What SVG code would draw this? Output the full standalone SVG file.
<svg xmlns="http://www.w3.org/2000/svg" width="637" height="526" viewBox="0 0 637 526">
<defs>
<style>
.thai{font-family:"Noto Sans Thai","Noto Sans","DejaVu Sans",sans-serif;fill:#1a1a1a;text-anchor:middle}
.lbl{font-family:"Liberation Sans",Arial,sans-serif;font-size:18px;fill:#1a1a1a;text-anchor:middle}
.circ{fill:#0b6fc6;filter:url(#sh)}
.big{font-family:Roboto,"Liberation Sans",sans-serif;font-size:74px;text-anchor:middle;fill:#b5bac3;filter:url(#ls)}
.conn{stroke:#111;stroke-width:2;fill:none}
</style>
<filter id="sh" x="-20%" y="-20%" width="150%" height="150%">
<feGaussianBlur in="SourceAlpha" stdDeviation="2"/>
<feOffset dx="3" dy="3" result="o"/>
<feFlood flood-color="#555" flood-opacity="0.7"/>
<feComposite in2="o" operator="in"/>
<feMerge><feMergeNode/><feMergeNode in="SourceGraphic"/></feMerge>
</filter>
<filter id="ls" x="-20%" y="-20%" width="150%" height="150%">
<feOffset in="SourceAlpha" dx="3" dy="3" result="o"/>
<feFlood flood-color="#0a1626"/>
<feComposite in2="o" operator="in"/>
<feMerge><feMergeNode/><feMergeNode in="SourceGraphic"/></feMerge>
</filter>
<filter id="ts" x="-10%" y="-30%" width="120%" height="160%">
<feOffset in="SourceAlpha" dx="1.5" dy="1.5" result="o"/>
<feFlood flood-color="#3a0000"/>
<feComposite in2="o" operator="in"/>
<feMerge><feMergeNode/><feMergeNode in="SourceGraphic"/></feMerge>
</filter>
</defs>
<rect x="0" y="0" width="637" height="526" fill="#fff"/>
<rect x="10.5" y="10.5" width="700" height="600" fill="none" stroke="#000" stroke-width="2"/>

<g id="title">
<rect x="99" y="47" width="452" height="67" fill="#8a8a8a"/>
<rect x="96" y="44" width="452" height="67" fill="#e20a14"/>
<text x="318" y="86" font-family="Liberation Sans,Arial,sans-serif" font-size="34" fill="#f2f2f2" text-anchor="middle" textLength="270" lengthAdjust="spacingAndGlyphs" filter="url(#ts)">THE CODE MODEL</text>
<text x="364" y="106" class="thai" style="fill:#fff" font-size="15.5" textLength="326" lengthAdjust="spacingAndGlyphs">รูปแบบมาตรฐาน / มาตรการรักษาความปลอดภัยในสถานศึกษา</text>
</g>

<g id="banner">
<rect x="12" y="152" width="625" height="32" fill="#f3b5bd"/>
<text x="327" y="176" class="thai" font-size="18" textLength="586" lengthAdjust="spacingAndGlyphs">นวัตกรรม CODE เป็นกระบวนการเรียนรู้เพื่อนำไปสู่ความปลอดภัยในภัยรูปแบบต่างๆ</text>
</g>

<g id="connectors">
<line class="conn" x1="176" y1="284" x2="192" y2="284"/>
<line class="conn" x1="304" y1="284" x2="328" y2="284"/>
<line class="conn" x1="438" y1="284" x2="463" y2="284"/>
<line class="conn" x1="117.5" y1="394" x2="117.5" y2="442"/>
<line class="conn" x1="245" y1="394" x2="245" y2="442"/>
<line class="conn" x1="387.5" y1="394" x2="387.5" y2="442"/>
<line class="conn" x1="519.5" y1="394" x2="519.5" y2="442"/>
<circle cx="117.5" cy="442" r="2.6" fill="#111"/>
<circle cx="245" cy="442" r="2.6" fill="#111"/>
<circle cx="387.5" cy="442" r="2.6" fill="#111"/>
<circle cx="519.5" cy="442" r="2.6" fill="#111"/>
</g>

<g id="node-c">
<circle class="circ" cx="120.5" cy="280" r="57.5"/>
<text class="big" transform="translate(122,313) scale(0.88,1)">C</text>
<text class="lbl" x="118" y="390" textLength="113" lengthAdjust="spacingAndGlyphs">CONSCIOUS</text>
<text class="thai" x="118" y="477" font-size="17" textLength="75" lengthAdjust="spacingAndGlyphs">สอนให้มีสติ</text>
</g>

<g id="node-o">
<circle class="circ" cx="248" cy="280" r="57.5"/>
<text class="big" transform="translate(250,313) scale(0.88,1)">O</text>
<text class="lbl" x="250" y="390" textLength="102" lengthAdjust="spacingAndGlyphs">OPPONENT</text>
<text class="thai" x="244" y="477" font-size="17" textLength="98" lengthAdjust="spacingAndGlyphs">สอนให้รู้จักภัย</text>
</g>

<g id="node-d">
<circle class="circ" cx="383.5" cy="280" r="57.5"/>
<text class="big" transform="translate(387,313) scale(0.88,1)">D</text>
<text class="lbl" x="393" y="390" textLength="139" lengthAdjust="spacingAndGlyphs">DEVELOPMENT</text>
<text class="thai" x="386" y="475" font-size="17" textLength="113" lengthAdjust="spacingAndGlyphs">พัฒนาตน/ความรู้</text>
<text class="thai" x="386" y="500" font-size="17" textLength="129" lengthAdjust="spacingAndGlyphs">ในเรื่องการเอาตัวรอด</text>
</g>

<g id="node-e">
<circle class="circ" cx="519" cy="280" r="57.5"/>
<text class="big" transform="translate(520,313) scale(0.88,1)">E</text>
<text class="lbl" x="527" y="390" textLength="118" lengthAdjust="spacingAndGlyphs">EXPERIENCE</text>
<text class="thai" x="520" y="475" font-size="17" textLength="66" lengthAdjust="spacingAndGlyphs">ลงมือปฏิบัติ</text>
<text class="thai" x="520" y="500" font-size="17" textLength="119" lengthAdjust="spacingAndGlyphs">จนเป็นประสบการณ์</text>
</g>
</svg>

* * *

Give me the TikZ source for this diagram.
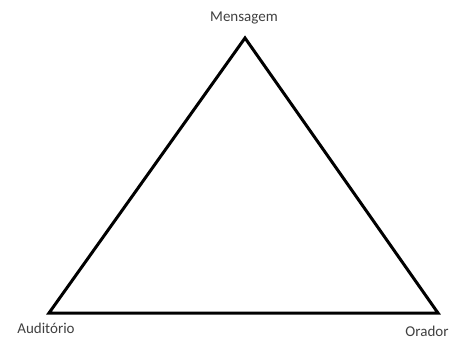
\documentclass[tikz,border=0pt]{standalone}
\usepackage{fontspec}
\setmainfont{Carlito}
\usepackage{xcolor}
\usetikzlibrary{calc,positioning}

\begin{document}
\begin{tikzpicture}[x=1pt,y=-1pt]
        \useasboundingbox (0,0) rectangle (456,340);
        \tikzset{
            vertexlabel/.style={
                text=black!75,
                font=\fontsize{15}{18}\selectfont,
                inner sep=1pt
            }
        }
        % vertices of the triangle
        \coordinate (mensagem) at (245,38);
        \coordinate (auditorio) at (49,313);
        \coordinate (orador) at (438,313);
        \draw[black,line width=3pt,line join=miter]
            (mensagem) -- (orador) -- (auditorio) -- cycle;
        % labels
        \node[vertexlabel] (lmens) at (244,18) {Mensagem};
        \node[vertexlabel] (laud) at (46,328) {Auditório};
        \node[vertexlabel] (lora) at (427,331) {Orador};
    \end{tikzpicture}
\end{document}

* * *

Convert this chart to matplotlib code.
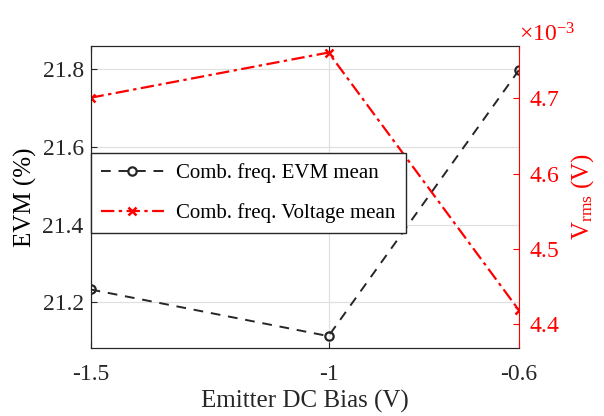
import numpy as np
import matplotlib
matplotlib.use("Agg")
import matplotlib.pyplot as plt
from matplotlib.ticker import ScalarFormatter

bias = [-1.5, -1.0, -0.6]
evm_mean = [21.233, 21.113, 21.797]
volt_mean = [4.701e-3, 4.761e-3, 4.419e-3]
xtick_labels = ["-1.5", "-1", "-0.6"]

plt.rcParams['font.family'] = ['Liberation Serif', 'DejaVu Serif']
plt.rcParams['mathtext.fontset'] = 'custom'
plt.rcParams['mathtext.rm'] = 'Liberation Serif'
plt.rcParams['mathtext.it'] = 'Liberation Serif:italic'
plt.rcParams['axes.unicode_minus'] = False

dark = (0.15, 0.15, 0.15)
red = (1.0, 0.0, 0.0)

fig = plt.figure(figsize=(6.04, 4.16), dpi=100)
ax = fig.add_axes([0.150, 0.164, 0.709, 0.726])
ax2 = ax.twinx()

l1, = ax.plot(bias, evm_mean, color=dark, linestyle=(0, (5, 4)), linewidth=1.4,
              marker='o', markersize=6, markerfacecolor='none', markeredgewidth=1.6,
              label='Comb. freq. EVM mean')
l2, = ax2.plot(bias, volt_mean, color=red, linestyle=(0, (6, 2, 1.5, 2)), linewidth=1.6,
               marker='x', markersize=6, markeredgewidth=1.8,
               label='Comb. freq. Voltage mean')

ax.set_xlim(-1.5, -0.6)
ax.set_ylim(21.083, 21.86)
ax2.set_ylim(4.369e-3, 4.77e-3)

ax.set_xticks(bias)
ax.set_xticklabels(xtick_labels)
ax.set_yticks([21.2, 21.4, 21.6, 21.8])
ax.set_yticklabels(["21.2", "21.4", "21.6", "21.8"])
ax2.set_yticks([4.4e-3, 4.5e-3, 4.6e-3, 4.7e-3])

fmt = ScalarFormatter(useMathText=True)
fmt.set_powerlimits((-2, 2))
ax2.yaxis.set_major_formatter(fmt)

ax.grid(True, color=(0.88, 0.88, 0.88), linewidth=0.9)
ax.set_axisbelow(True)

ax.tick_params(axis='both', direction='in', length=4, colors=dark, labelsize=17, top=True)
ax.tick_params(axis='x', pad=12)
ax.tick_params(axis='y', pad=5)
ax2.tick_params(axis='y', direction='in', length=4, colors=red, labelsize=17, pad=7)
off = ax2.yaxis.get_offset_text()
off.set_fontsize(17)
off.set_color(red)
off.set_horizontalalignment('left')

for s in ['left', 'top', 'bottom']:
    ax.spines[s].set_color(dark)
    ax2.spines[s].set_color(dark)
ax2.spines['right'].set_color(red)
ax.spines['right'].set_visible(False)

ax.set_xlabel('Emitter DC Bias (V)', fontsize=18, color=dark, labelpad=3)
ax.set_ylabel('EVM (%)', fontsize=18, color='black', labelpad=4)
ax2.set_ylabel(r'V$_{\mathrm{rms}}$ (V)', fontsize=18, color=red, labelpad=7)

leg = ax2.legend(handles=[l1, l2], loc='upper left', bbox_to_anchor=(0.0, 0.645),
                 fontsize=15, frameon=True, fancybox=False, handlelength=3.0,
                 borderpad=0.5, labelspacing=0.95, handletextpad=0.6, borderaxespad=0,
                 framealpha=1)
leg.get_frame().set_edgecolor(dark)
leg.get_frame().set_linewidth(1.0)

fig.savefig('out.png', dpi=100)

### Direction
Copy out only the lines from the one containing "Convert this chart to matplotlib code." through the one containing "ax2 = ax.twinx()", exactly, with both ends. Any picture is left out.

### Finished exercise
Convert this chart to matplotlib code.
import numpy as np
import matplotlib
matplotlib.use("Agg")
import matplotlib.pyplot as plt
from matplotlib.ticker import ScalarFormatter

bias = [-1.5, -1.0, -0.6]
evm_mean = [21.233, 21.113, 21.797]
volt_mean = [4.701e-3, 4.761e-3, 4.419e-3]
xtick_labels = ["-1.5", "-1", "-0.6"]

plt.rcParams['font.family'] = ['Liberation Serif', 'DejaVu Serif']
plt.rcParams['mathtext.fontset'] = 'custom'
plt.rcParams['mathtext.rm'] = 'Liberation Serif'
plt.rcParams['mathtext.it'] = 'Liberation Serif:italic'
plt.rcParams['axes.unicode_minus'] = False

dark = (0.15, 0.15, 0.15)
red = (1.0, 0.0, 0.0)

fig = plt.figure(figsize=(6.04, 4.16), dpi=100)
ax = fig.add_axes([0.150, 0.164, 0.709, 0.726])
ax2 = ax.twinx()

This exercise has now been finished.